IRS Governance “Suggestions”
When filing your annual 990 to the IRS, for organizations that are required to do so (to check if your organization is required view this), part VI of form 990 will ask a series of questions related to governance and policies. For most, they are single Yes/No questions, but some will require additional details:
Maintain minutes of all board meetings (and committee meetings for committees that are authorized to act on behalf of the board, such as an executive committee).
Annually review a written policy and complete a questionnaire about conflicts of interest and document in minutes of board meetings when the policy is invoked.
Approve the compensation of officers, directors, trustees, key employees, and document how the board determined that the compensation is appropriate, and not excessive.
Each member of the board shall review a copy of the IRS Form 990 before it is submitted to the IRS.
Disclose to the public the nonprofit’s three most recently filed annual returns with the IRS, as well as its application for tax-exemption and related correspondence and attachments.

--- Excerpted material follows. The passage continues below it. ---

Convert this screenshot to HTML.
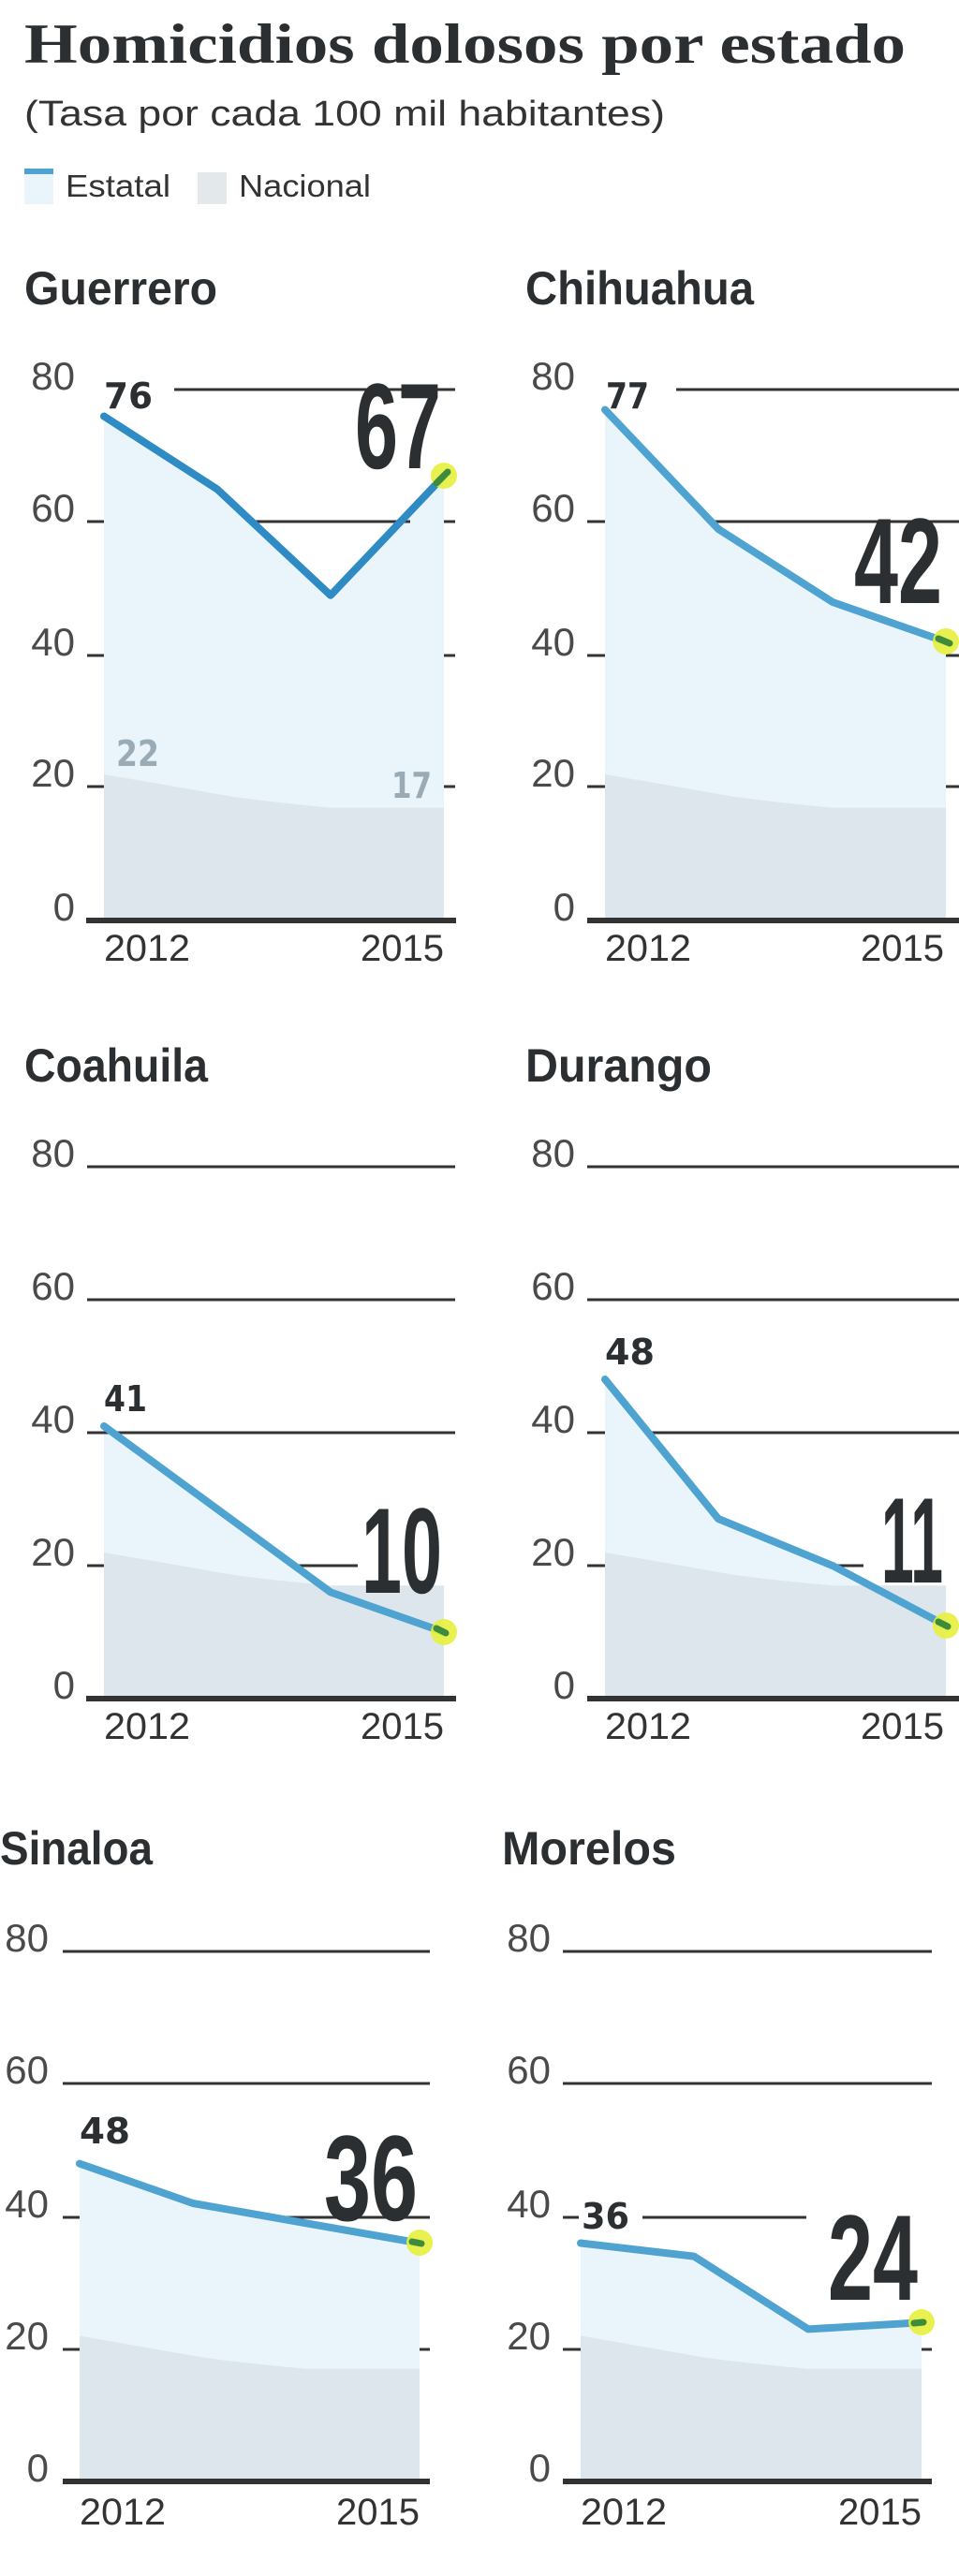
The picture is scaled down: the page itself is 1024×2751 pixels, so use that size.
<!DOCTYPE html>
<html><head><meta charset="utf-8"><style>
html,body{margin:0;padding:0;background:#fff;}
svg{display:block;}
.yl{font-family:"Liberation Sans",sans-serif;font-size:42px;fill:#4a4a4a;}
.yr{font-family:"Liberation Sans",sans-serif;font-size:40px;fill:#333;}
.tt{font-family:"Liberation Sans",sans-serif;font-weight:bold;font-size:50px;fill:#2c2f31;}
.sl{font-family:"DejaVu Sans","Liberation Sans",sans-serif;font-weight:bold;font-size:38px;fill:#2c2f31;}
.big{font-family:"Liberation Sans",sans-serif;font-weight:bold;font-size:130px;fill:#2c2f31;}
.g{stroke:#333;stroke-width:3;}
.ax{stroke:#333;stroke-width:6;}
.ln{fill:none;stroke:#4fa3d1;stroke-width:8;stroke-linejoin:round;stroke-linecap:round;}
</style></head><body>
<svg width="1024" height="2751" viewBox="0 0 1024 2751" xmlns="http://www.w3.org/2000/svg">
<rect width="1024" height="2751" fill="#fff"/>
<text x="26" y="67" font-family="Liberation Serif,serif" font-weight="bold" font-size="60" fill="#2c2f31" textLength="941" lengthAdjust="spacingAndGlyphs">Homicidios dolosos por estado</text>
<text x="26" y="134" font-family="Liberation Sans,sans-serif" font-size="38" fill="#333" textLength="684" lengthAdjust="spacingAndGlyphs">(Tasa por cada 100 mil habitantes)</text>
<rect x="26" y="184" width="31" height="34" fill="#eaf5fb"/><rect x="26" y="180" width="31" height="6" fill="#4fa3d1"/>
<text x="70" y="210" font-family="Liberation Sans,sans-serif" font-size="33" fill="#333" textLength="112" lengthAdjust="spacingAndGlyphs">Estatal</text>
<rect x="211" y="184" width="31" height="34" fill="#e3e8ea"/>
<text x="255" y="210" font-family="Liberation Sans,sans-serif" font-size="33" fill="#333" textLength="141" lengthAdjust="spacingAndGlyphs">Nacional</text>

<!-- Guerrero -->
<text class="tt" x="26" y="325" textLength="206" lengthAdjust="spacingAndGlyphs">Guerrero</text>
<text class="yl" x="80" y="416" text-anchor="end">80</text><text class="yl" x="80" y="557" text-anchor="end">60</text><text class="yl" x="80" y="700" text-anchor="end">40</text><text class="yl" x="80" y="840" text-anchor="end">20</text><text class="yl" x="80" y="983" text-anchor="end">0</text>
<line class="g" x1="186" y1="416" x2="486" y2="416"/>
<line class="g" x1="93" y1="700" x2="486" y2="700"/><line class="g" x1="93" y1="840" x2="486" y2="840"/><line class="g" x1="93" y1="557" x2="486" y2="557"/>
<polygon points="111,444.5 232,522.5 353,635.8 474,508.3 474,983 111,983" fill="#eaf5fb"/>
<line class="g" x1="275" y1="557" x2="438" y2="557"/>
<path d="M111,827 Q200,842 232,848 T353,862.6 L474,862.6 L474,983 L111,983Z" fill="#dce6ec"/>
<polyline class="ln" points="111,444.5 232,522.5 353,635.8 474,508.3" style="stroke:#2f8bc4"/>
<circle cx="474" cy="508" r="14" fill="#e6f03c" opacity=".9"/><line x1="466" y1="516" x2="478" y2="504" stroke="#3c8c3c" stroke-width="7" stroke-linecap="round"/>
<text class="sl" x="111" y="436" textLength="52" lengthAdjust="spacingAndGlyphs">76</text>
<text class="sl" x="124" y="818" style="fill:#9aabb5" textLength="46" lengthAdjust="spacingAndGlyphs">22</text>
<text class="sl" x="418" y="852" style="fill:#9aabb5" textLength="43" lengthAdjust="spacingAndGlyphs">17</text>
<text class="big" x="379" y="500" textLength="92" lengthAdjust="spacingAndGlyphs">67</text>
<line class="ax" x1="92" y1="983" x2="487" y2="983"/>
<text class="yr" x="111" y="1026" textLength="92" lengthAdjust="spacingAndGlyphs">2012</text>
<text class="yr" x="474" y="1026" text-anchor="end">2015</text>

<!-- Chihuahua -->
<text class="tt" x="561" y="325" textLength="244" lengthAdjust="spacingAndGlyphs">Chihuahua</text>
<text class="yl" x="614" y="416" text-anchor="end">80</text><text class="yl" x="614" y="557" text-anchor="end">60</text><text class="yl" x="614" y="700" text-anchor="end">40</text><text class="yl" x="614" y="840" text-anchor="end">20</text><text class="yl" x="614" y="983" text-anchor="end">0</text>
<line class="g" x1="722" y1="416" x2="1024" y2="416"/>
<line class="g" x1="627" y1="557" x2="1024" y2="557"/><line class="g" x1="627" y1="700" x2="1024" y2="700"/><line class="g" x1="627" y1="840" x2="1024" y2="840"/>
<polygon points="646,437.5 767,565 889,643 1010,685.4 1010,983 646,983" fill="#eaf5fb"/>
<line class="g" x1="758" y1="557" x2="886" y2="557"/>
<path d="M646,827 Q735,842 767,848 T889,862.6 L1010,862.6 L1010,983 L646,983Z" fill="#dce6ec"/>
<polyline class="ln" points="646,437.5 767,565 889,643 1010,685.4"/>
<circle cx="1010" cy="685" r="14" fill="#e6f03c" opacity=".9"/><line x1="1002" y1="682" x2="1014" y2="687" stroke="#3c8c3c" stroke-width="7" stroke-linecap="round"/>
<text class="sl" x="647" y="436" textLength="46" lengthAdjust="spacingAndGlyphs">77</text>
<text class="big" x="912" y="644" textLength="94" lengthAdjust="spacingAndGlyphs">42</text>
<line class="ax" x1="627" y1="983" x2="1024" y2="983"/>
<text class="yr" x="646" y="1026" textLength="92" lengthAdjust="spacingAndGlyphs">2012</text>
<text class="yr" x="1008" y="1026" text-anchor="end">2015</text>

<!-- Coahuila -->
<text class="tt" x="26" y="1155" textLength="196" lengthAdjust="spacingAndGlyphs">Coahuila</text>
<text class="yl" x="80" y="1246" text-anchor="end">80</text><text class="yl" x="80" y="1388" text-anchor="end">60</text><text class="yl" x="80" y="1530" text-anchor="end">40</text><text class="yl" x="80" y="1672" text-anchor="end">20</text><text class="yl" x="80" y="1814" text-anchor="end">0</text>
<line class="g" x1="93" y1="1246" x2="486" y2="1246"/><line class="g" x1="93" y1="1388" x2="486" y2="1388"/><line class="g" x1="93" y1="1672" x2="111" y2="1672"/>
<polygon points="111,1523 232,1611.6 353,1700.4 474,1743 474,1814 111,1814" fill="#eaf5fb"/>
<line class="g" x1="93" y1="1530" x2="486" y2="1530"/>
<line class="g" x1="312" y1="1672" x2="382" y2="1672"/>
<path d="M111,1658 Q200,1673 232,1679 T353,1693.3 L474,1693.3 L474,1814 L111,1814Z" fill="#dce6ec"/>
<polyline class="ln" points="111,1523 232,1611.6 353,1700.4 474,1743"/>
<circle cx="474" cy="1743" r="14" fill="#e6f03c" opacity=".9"/><line x1="466" y1="1739" x2="476" y2="1744" stroke="#3c8c3c" stroke-width="7" stroke-linecap="round"/>
<text class="sl" x="111" y="1507" textLength="46" lengthAdjust="spacingAndGlyphs">41</text>
<text class="big" x="386" y="1701" textLength="86" lengthAdjust="spacingAndGlyphs">10</text>
<line class="ax" x1="92" y1="1814" x2="487" y2="1814"/>
<text class="yr" x="111" y="1857" textLength="92" lengthAdjust="spacingAndGlyphs">2012</text>
<text class="yr" x="474" y="1857" text-anchor="end">2015</text>

<!-- Durango -->
<text class="tt" x="561" y="1155" textLength="199" lengthAdjust="spacingAndGlyphs">Durango</text>
<text class="yl" x="614" y="1246" text-anchor="end">80</text><text class="yl" x="614" y="1388" text-anchor="end">60</text><text class="yl" x="614" y="1530" text-anchor="end">40</text><text class="yl" x="614" y="1672" text-anchor="end">20</text><text class="yl" x="614" y="1814" text-anchor="end">0</text>
<line class="g" x1="627" y1="1246" x2="1024" y2="1246"/><line class="g" x1="627" y1="1388" x2="1024" y2="1388"/><line class="g" x1="627" y1="1530" x2="646" y2="1530"/><line class="g" x1="627" y1="1672" x2="646" y2="1672"/>
<polygon points="646,1473 767,1622 889,1672 1010,1736 1010,1814 646,1814" fill="#eaf5fb"/>
<line class="g" x1="693" y1="1530" x2="1024" y2="1530"/><line class="g" x1="886" y1="1672" x2="922" y2="1672"/>
<path d="M646,1658 Q735,1673 767,1679 T889,1693.3 L1010,1693.3 L1010,1814 L646,1814Z" fill="#dce6ec"/>
<polyline class="ln" points="646,1473 767,1622 889,1672 1010,1736"/>
<circle cx="1010" cy="1736" r="14" fill="#e6f03c" opacity=".9"/><line x1="1002" y1="1732" x2="1012" y2="1737" stroke="#3c8c3c" stroke-width="7" stroke-linecap="round"/>
<text class="sl" x="646" y="1457" textLength="53" lengthAdjust="spacingAndGlyphs">48</text>
<text class="big" x="941" y="1690" textLength="66" lengthAdjust="spacingAndGlyphs">11</text>
<line class="ax" x1="627" y1="1814" x2="1024" y2="1814"/>
<text class="yr" x="646" y="1857" textLength="92" lengthAdjust="spacingAndGlyphs">2012</text>
<text class="yr" x="1008" y="1857" text-anchor="end">2015</text>

<!-- Sinaloa -->
<text class="tt" x="0" y="1991" textLength="163" lengthAdjust="spacingAndGlyphs">Sinaloa</text>
<text class="yl" x="52" y="2084" text-anchor="end">80</text><text class="yl" x="52" y="2225" text-anchor="end">60</text><text class="yl" x="52" y="2368" text-anchor="end">40</text><text class="yl" x="52" y="2509" text-anchor="end">20</text><text class="yl" x="52" y="2650" text-anchor="end">0</text>
<line class="g" x1="67" y1="2084" x2="459" y2="2084"/><line class="g" x1="67" y1="2225" x2="459" y2="2225"/>
<line class="g" x1="67" y1="2368" x2="459" y2="2368"/><line class="g" x1="67" y1="2509" x2="459" y2="2509"/>
<polygon points="85,2310.6 206,2353 327,2374.3 448,2395.5 448,2650 85,2650" fill="#eaf5fb"/>
<line class="g" x1="278" y1="2368" x2="325" y2="2368"/>
<path d="M85,2494.5 Q174,2510 206,2515.7 T327,2529.8 L448,2529.8 L448,2650 L85,2650Z" fill="#dce6ec"/>
<polyline class="ln" points="85,2310.6 206,2353 327,2374.3 448,2395.5"/>
<circle cx="448" cy="2395" r="14" fill="#e6f03c" opacity=".9"/><line x1="440" y1="2394" x2="450" y2="2396" stroke="#3c8c3c" stroke-width="7" stroke-linecap="round"/>
<text class="sl" x="85" y="2289" textLength="54" lengthAdjust="spacingAndGlyphs">48</text>
<text class="big" x="346" y="2371" textLength="100" lengthAdjust="spacingAndGlyphs">36</text>
<line class="ax" x1="67" y1="2650" x2="459" y2="2650"/>
<text class="yr" x="85" y="2696" textLength="92" lengthAdjust="spacingAndGlyphs">2012</text>
<text class="yr" x="448" y="2696" text-anchor="end">2015</text>

<!-- Morelos -->
<text class="tt" x="536" y="1991" textLength="186" lengthAdjust="spacingAndGlyphs">Morelos</text>
<text class="yl" x="588" y="2084" text-anchor="end">80</text><text class="yl" x="588" y="2225" text-anchor="end">60</text><text class="yl" x="588" y="2368" text-anchor="end">40</text><text class="yl" x="588" y="2509" text-anchor="end">20</text><text class="yl" x="588" y="2650" text-anchor="end">0</text>
<line class="g" x1="601" y1="2084" x2="995" y2="2084"/><line class="g" x1="601" y1="2225" x2="995" y2="2225"/>
<line class="g" x1="601" y1="2368" x2="618" y2="2368"/><line class="g" x1="686" y1="2368" x2="861" y2="2368"/>
<line class="g" x1="601" y1="2509" x2="995" y2="2509"/>
<polygon points="620,2395.5 741,2409.6 863,2487.4 984,2480.3 984,2650 620,2650" fill="#eaf5fb"/>
<line class="g" x1="984" y1="2509" x2="995" y2="2509"/>
<path d="M620,2494.5 Q709,2510 741,2515.7 T863,2529.8 L984,2529.8 L984,2650 L620,2650Z" fill="#dce6ec"/>
<polyline class="ln" points="620,2395.5 741,2409.6 863,2487.4 984,2480.3"/>
<circle cx="984" cy="2480" r="14" fill="#e6f03c" opacity=".9"/><line x1="976" y1="2481" x2="986" y2="2480" stroke="#3c8c3c" stroke-width="7" stroke-linecap="round"/>
<text class="sl" x="621" y="2380" textLength="51" lengthAdjust="spacingAndGlyphs">36</text>
<text class="big" x="884" y="2456" textLength="96" lengthAdjust="spacingAndGlyphs">24</text>
<line class="ax" x1="601" y1="2650" x2="995" y2="2650"/>
<text class="yr" x="620" y="2696" textLength="92" lengthAdjust="spacingAndGlyphs">2012</text>
<text class="yr" x="984" y="2696" text-anchor="end">2015</text>
</svg>
</body></html>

Adopt a whistleblower protection policy.
Adopt a with a document retention/destruction policy. To view a full list of documents to retain, turn to IRS form 4221-PC.
Adopt a gift acceptance policy to govern the receipt of "non-cash" gifts, such as gifts-in-kind, and unusual gifts (land, vehicles, artwork etc.).
Regarding Joint ventures: If the organization has participated in a joint venture, disclose whether the organization took steps to avoid prohibited private benefit.
Report significant changes to their organizational documents (articles of incorporation, by laws, etc) and mission since the prior Form 990 was filed.
A charity with substantial assets or revenue should consider obtaining an audit of its financial statements by an independent auditor.
The purpose of these questions from the IRS is to ensure that your organization is transparent and accountable to your constituents and ultimately is worthy of a tax-exempt status. So, how does your organization stack up to this list?